Life has been pretty hard these past few years and even though I've heard it many times, "you're not alone" just isn't all that comforting when you're as angry as I have been. I was juggling emotions dealing with an infidelity, economic struggles as my husband and I simultaneously pursued a higher education, and 2 beautiful children whom I felt I was surely failing. I struggled with having bigger dreams than I had ever imagined before, a guilt for having become so selfish, a friend that had come to mean so much more and whom I was certain felt the same even if he denied it, a hunger for another child that has continued to scream so violently at me as if it knows the clock is ticking. My life didn't seem, was my life at all. This isnt how I planned it. This isn't how it was supposed to be.

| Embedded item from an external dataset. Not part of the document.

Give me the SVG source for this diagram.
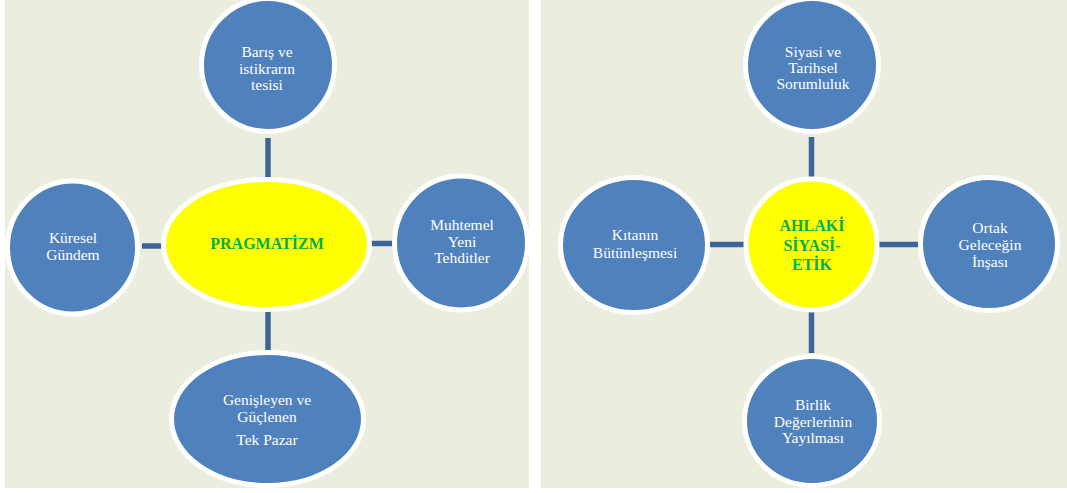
<svg xmlns="http://www.w3.org/2000/svg" width="1067" height="493" viewBox="0 0 1067 493">
<style>
.bg{fill:#EBEEDF}
.n{fill:#4F81BD;stroke:#FFFFFF;stroke-width:5}
.c{fill:#FFFF00;stroke:#FFFFFF;stroke-width:5}
.t{font-family:"Liberation Serif","Times New Roman",serif;font-size:15.5px;fill:#FFFFFF;text-anchor:middle}
.g{font-family:"Liberation Serif","Times New Roman",serif;font-size:16px;font-weight:bold;fill:#00B050;text-anchor:middle}
.k line{stroke:#3E6597;stroke-width:5.5}
</style>
<rect width="1067" height="493" fill="#FFFFFF"/>
<rect class="bg" x="5" y="0" width="524" height="488"/>
<rect class="bg" x="541" y="0" width="526" height="488"/>
<g id="connectors" class="k">
<line x1="268" y1="138" x2="268" y2="178"/>
<line x1="142" y1="246" x2="164" y2="246"/>
<line x1="371" y1="243.5" x2="393" y2="243.5"/>
<line x1="268" y1="311" x2="268" y2="351"/>
<line x1="811.5" y1="137" x2="811.5" y2="178"/>
<line x1="710" y1="244.5" x2="745" y2="244.5"/>
<line x1="878" y1="244.5" x2="919" y2="244.5"/>
<line x1="811.5" y1="312" x2="811.5" y2="353"/>
</g>
<g id="pragmatizm">
<ellipse class="c" cx="266.5" cy="244.5" rx="103" ry="65"/>
<text class="g" x="267" y="249">PRAGMATİZM</text>
</g>
<g id="baris">
<circle class="n" cx="268" cy="65" r="66.5"/>
<text class="t" x="267" y="57">Barış ve</text>
<text class="t" x="267" y="74">istikrarın</text>
<text class="t" x="267" y="90">tesisi</text>
</g>
<g id="kuresel">
<ellipse class="n" cx="72.5" cy="247.5" rx="65" ry="66.5"/>
<text class="t" x="73" y="243">Küresel</text>
<text class="t" x="73" y="260">Gündem</text>
</g>
<g id="muhtemel">
<ellipse class="n" cx="461" cy="243" rx="66.5" ry="67"/>
<text class="t" x="462" y="230">Muhtemel</text>
<text class="t" x="462" y="247">Yeni</text>
<text class="t" x="462" y="263">Tehditler</text>
</g>
<g id="genisleyen">
<ellipse class="n" cx="267.5" cy="419" rx="96" ry="66.5"/>
<text class="t" x="267" y="405">Genişleyen ve</text>
<text class="t" x="267" y="422">Güçlenen</text>
<text class="t" x="267" y="445">Tek Pazar</text>
</g>
<g id="ahlaki">
<circle class="c" cx="811.5" cy="244.5" r="65.5"/>
<text class="g" x="812" y="231">AHLAKİ</text>
<text class="g" x="812" y="251">SİYASİ-</text>
<text class="g" x="812" y="270">ETİK</text>
</g>
<g id="siyasi">
<circle class="n" cx="812" cy="65" r="66.5"/>
<text class="t" x="813" y="57">Siyasi ve</text>
<text class="t" x="813" y="73">Tarihsel</text>
<text class="t" x="813" y="89">Sorumluluk</text>
</g>
<g id="kitanin">
<ellipse class="n" cx="634" cy="245" rx="73.5" ry="67.5"/>
<text class="t" x="635" y="240">Kıtanın</text>
<text class="t" x="635" y="258">Bütünleşmesi</text>
</g>
<g id="ortak">
<ellipse class="n" cx="989" cy="244" rx="68.5" ry="66.5"/>
<text class="t" x="990" y="233">Ortak</text>
<text class="t" x="990" y="250">Geleceğin</text>
<text class="t" x="990" y="267">İnşası</text>
</g>
<g id="birlik">
<ellipse class="n" cx="812" cy="421" rx="67.5" ry="64.5"/>
<text class="t" x="813" y="410">Birlik</text>
<text class="t" x="813" y="427">Değerlerinin</text>
<text class="t" x="813" y="443">Yayılması</text>
</g>
</svg>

Dear God, Why Me? What did I do to deserve this heartache? What did I do that was so bad that I must struggle with this dilema of the heart? Why Now? Why couldnt he love me then? Why can't he love me? Why does happiness evade me just as I begin to smell it?

So many unanswered questions, that I 'm certain will be answered when it becomes less important to know and understand, when I can look back and see that the things that happened were a blessing in disguise, when I can easily say, I wouldnt trade it for the world! Even though knowing that doesn't necessarily console me, I'm confident that some day it will.

This morning I woke up in so much pain, I could barely move, it was to be expected and I asked my other half to help me out with the kids, which proved to be the worst idea I ever had. I wobbled around as I struggled with the limitations of this pain, that I knew would pass as soon as I slept it off a little more. I had a busy day planned and would not let a little pain get in my way. After a little nap, I showered and made my way out the door in as much pain as earlier in the morning, but I wasn't about to give in. Well the pain went away eventually and my agenda was right on target, until the "I"m sorry, there's been a mistake" ARE YOU FREAKIN KIDDING ME? I wanted to scream, but I didn't, instead, I agreed to follow up later on this week and walked out the door.

The breath of fresh air was soothing and comforting so I walked slowly to my truck I made a call that further assured me of where things are headed. I just cannot refuse to see the signs anymore. I sat in my truck for a few minutes before revving up the engine, I felt so overwhelmed, I was certain I would cry, but I didn't, I couldn't. I was relieved that I brushed off the whole thing and just let it go, it will fix itself if it was meant to I thought. I've done what I could and should and now its out of my hands. I leave my life, my heart, my future, my soul, my everything in your hands, Dear God, for I cannot cry anymore, I cannot fight for something I'm sure isn't there anymore, I cannot let an opportunity pass me by for fear, I cannot continue to be miserable when the only thing I want is to be happy, to love and be loved. So I will leave what I have no control over in your hands, but if there's anything I can do to help, rest assured that I will, for it is my happiness, my life.